Selon la Charte, tous les peuples ont des droits économiques. Ils ont le droit de s’opposer à l’exploitation par des étrangers des richesses et ressources naturelles de leur pays.

Ils ont aussi le droit d’utiliser leurs richesses dans l’intérêt de la population tout entière et pour renforcer l’unité africaine.

Par exemple, la Charte donne aux peuples le droit de conclure des accords commerciaux visant à protéger et à développer leurs ressources naturelles.

Les droits des peuples ou droits collectifs prévus aux articles 19 à 24 de la Charte incluent :

– le droit à l’égalité et à ne pas être dominés par d’autres peuples (article 19) ;

– le droit à l’existence et à l’autodétermination (article 20) ;

– le droit à la libre disposition de leurs richesses naturelles (article 21) ;

– le droit au développement économique, social et culturel (article 22) ;

– le droit à un environnement satisfaisant, propice à leur développement (article 24).

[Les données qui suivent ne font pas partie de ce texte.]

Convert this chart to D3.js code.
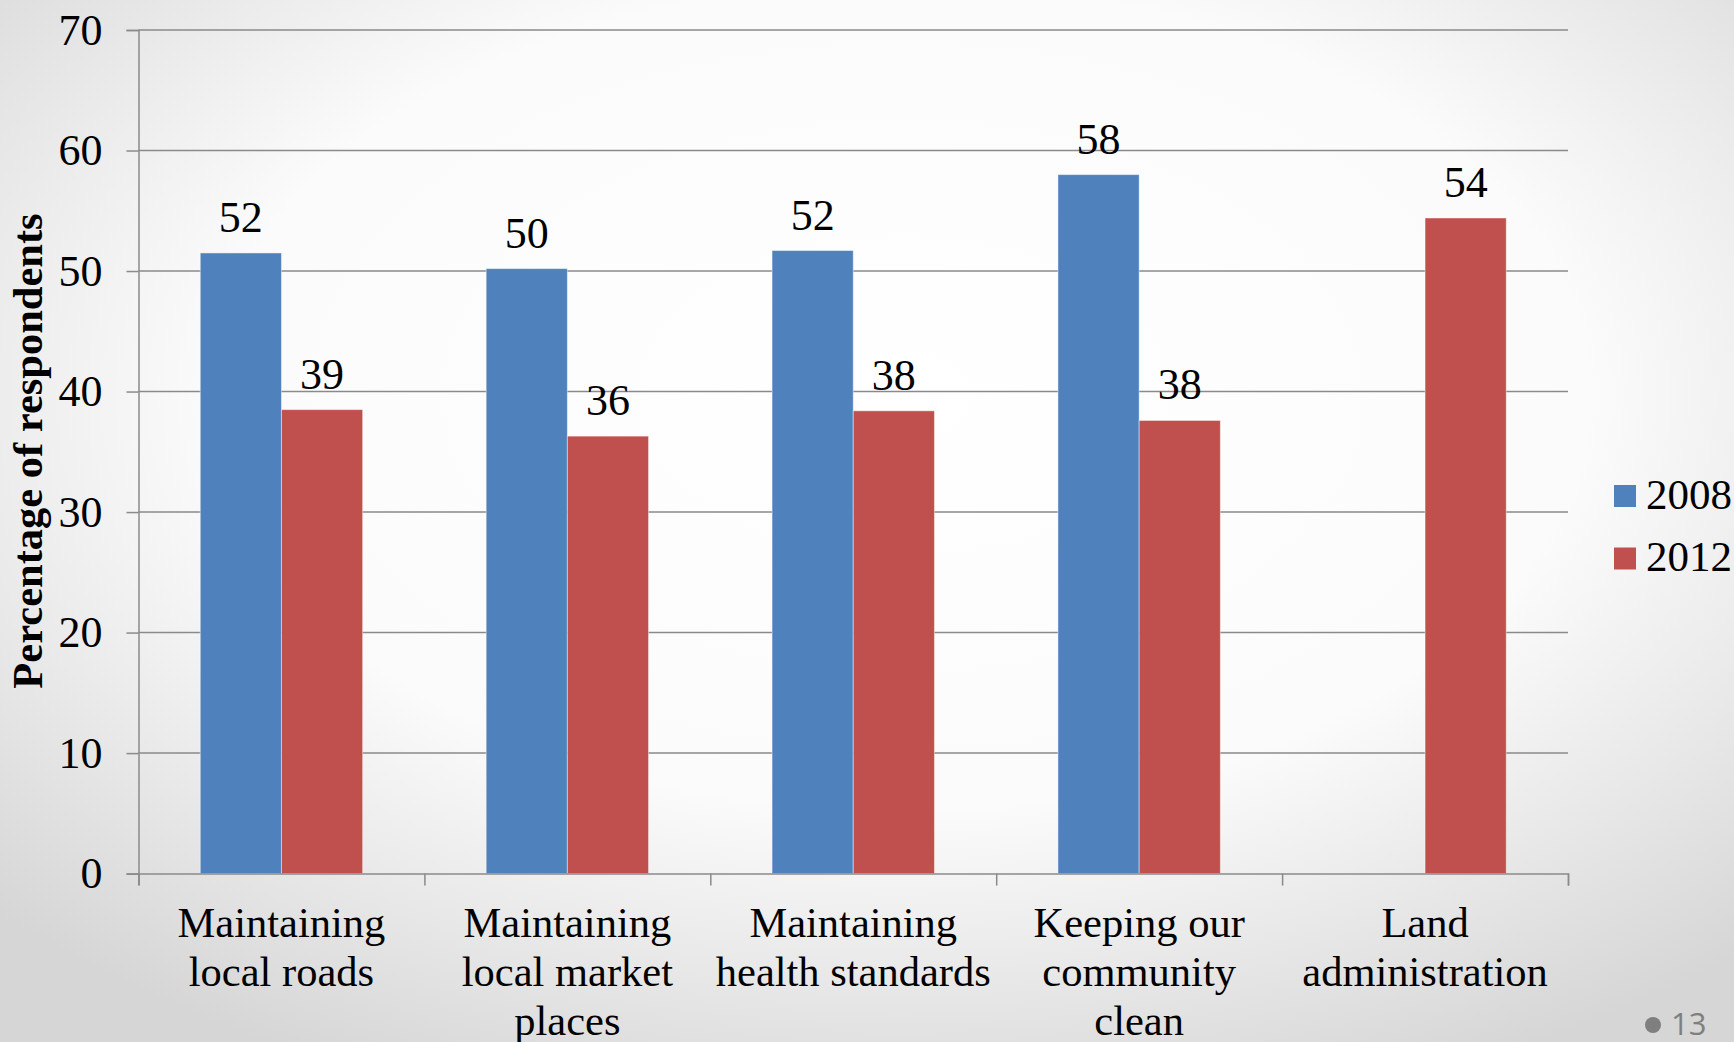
<!DOCTYPE html>
<html>
<head>
<meta charset="utf-8">
<script src="https://cdn.jsdelivr.net/npm/d3@7"></script>
<style>
  html, body { margin: 0; padding: 0; overflow: hidden; }
  svg { display: block; }
</style>
</head>
<body>
<script>
// ---- data ----
const categories = [
  "Maintaining local roads",
  "Maintaining local market places",
  "Maintaining health standards",
  "Keeping our community clean",
  "Land administration"
];
const categoryLines = [
  ["Maintaining", "local roads"],
  ["Maintaining", "local market", "places"],
  ["Maintaining", "health standards"],
  ["Keeping our", "community", "clean"],
  ["Land", "administration"]
];
const seriesNames = ["2008", "2012"];
const values2008 = [51.5, 50.2, 51.7, 58.0, null];
const values2012 = [38.5, 36.3, 38.4, 37.6, 54.4];
const yTicks = [0, 10, 20, 30, 40, 50, 60, 70];
const seriesColors = ["#4F81BD", "#C0504D"];
const yTitle = "Percentage of respondents";
const pageNumber = "13";

// ---- layout ----
const W = 1734, H = 1042;
const plotL = 138.5, plotR = 1568, plotT = 30, plotB = 873.6;
const serif = "'Liberation Serif', 'Times New Roman', serif";

const svg = d3.select("body").append("svg").attr("width", W).attr("height", H);

const defs = svg.append("defs");
const grad = defs.append("radialGradient").attr("id", "bg")
  .attr("cx", "52%").attr("cy", "38%").attr("r", "72%")
  .attr("fx", "52%").attr("fy", "38%");
grad.append("stop").attr("offset", "0%").attr("stop-color", "#ffffff");
grad.append("stop").attr("offset", "55%").attr("stop-color", "#fbfbfb");
grad.append("stop").attr("offset", "100%").attr("stop-color", "#d6d6d6");
svg.append("rect").attr("width", W).attr("height", H).attr("fill", "url(#bg)");

const y = d3.scaleLinear().domain([0, 70]).range([plotB, plotT]);
const x0 = d3.scaleBand().domain(categories).range([plotL, plotR])
  .paddingInner(0.432).paddingOuter(0.216);
const x1 = d3.scaleBand().domain(seriesNames).range([0, x0.bandwidth()]).padding(0);

// gridlines
svg.append("g").selectAll("line").data(yTicks.filter(t => t > 0)).join("line")
  .attr("x1", plotL).attr("x2", plotR)
  .attr("y1", d => y(d)).attr("y2", d => y(d))
  .attr("stroke", "#8a8a8a").attr("stroke-width", 1.5);

// y axis
const yAxis = d3.axisLeft(y).tickValues(yTicks).tickSize(12).tickPadding(24).tickFormat(d3.format("d"));
const gy = svg.append("g").attr("transform", `translate(${plotL},0)`).call(yAxis);
gy.select(".domain").attr("stroke", "#8a8a8a").attr("stroke-width", 1.5);
gy.selectAll(".tick line").attr("stroke", "#8a8a8a").attr("stroke-width", 1.5);
gy.selectAll(".tick text").attr("font-family", serif).attr("font-size", 44).attr("fill", "#000");

// bars
const rows = categories.map((c, i) => ({ cat: c, vals: [values2008[i], values2012[i]] }));
const groups = svg.append("g").selectAll("g").data(rows).join("g")
  .attr("transform", d => `translate(${x0(d.cat)},0)`);
const barData = d => d.vals.map((v, j) => ({ s: seriesNames[j], v, j })).filter(e => e.v != null);
groups.selectAll("rect").data(barData).join("rect")
  .attr("x", e => x1(e.s)).attr("width", x1.bandwidth())
  .attr("y", e => y(e.v)).attr("height", e => y(0) - y(e.v))
  .attr("fill", e => seriesColors[e.j])
  .attr("stroke", "rgba(255,255,255,0.45)").attr("stroke-width", 1);
groups.selectAll("text").data(barData).join("text")
  .attr("x", e => x1(e.s) + x1.bandwidth() / 2)
  .attr("y", e => y(e.v) - 21)
  .attr("text-anchor", "middle")
  .attr("font-family", serif).attr("font-size", 44).attr("fill", "#000")
  .text(e => Math.round(e.v));

// x axis
const xAxisScale = d3.scaleLinear().domain([0, categories.length]).range([plotL, plotR]);
const xAxis = d3.axisBottom(xAxisScale).tickValues(d3.range(categories.length + 1)).tickSize(12).tickFormat("");
const gx = svg.append("g").attr("transform", `translate(0,${plotB})`).call(xAxis);
gx.select(".domain").attr("stroke", "#8a8a8a").attr("stroke-width", 1.5);
gx.selectAll(".tick line").attr("stroke", "#8a8a8a").attr("stroke-width", 1.5);

// category labels
const catG = svg.append("g").selectAll("text").data(categories).join("text")
  .attr("text-anchor", "middle")
  .attr("font-family", serif).attr("font-size", 42.5).attr("fill", "#000")
  .attr("transform", d => `translate(${x0(d) + x0.bandwidth() / 2},936.7)`);
catG.each(function(d, i) {
  d3.select(this).selectAll("tspan").data(categoryLines[i]).join("tspan")
    .attr("x", 0).attr("y", (t, k) => k * 49.3).text(t => t);
});

// y title
svg.append("text")
  .attr("transform", "translate(41.7,451) rotate(-90)")
  .attr("text-anchor", "middle")
  .attr("font-family", serif).attr("font-weight", "bold").attr("font-size", 42.5).attr("fill", "#000")
  .text(yTitle);

// legend
const lg = svg.append("g").selectAll("g").data(seriesNames).join("g")
  .attr("transform", (d, i) => `translate(1614,${485 + i * 62.5})`);
lg.append("rect").attr("width", 22).attr("height", 22).attr("fill", (d, i) => seriesColors[i]);
lg.append("text").attr("x", 32).attr("y", 23.5)
  .attr("font-family", serif).attr("font-size", 43).attr("fill", "#000")
  .text(d => d);

// page number
svg.append("circle").attr("cx", 1653).attr("cy", 1025).attr("r", 8).attr("fill", "#7f7f7f");
svg.append("text").attr("x", 1671).attr("y", 1035)
  .attr("font-family", "'Open Sans', 'DejaVu Sans', sans-serif").attr("font-size", 31)
  .attr("fill", "#7f7f7f").text(pageNumber);
</script>
</body>
</html>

La Commission africaine a précisé que les droits des peuples tels que visés par la Charte ne peuvent pas être exercés en violation du principe de l’intégrité territoriale des États indépendants existants.

Ce qui signifie que le droit à l’auto-détermination ne peut pas être utilisé pour justifier une sécession d’avec un État indépendant et doit être exercé dans l’enceinte des frontières du pays.

Pour les peuples autochtones, les droits collectifs de la Charte ainsi que le droit de propriété de l’article 14 – considérés séparément ou ensemble – indiquent une obligation de la part des États membres :

  • de respecter et de protéger le droit à la propriété, au contrôle, à l’utilisation et à la jouissance des ressources, terres et territoires ancestraux des peuples autochtones.

En effet, la Commission africaine a noté que « la protection des droits à la terre et aux ressources naturelles est fondamentale pour la survie des communautés autochtones en Afrique et elle est prévue aux articles 20, 21, 22 et 24 de la Charte africaine. »

Cette remarque est conforme aux décisions et commentaires de plusieurs mécanismes des Nations Unies sur les droits des peuples autochtones sur leurs terres ancestrales.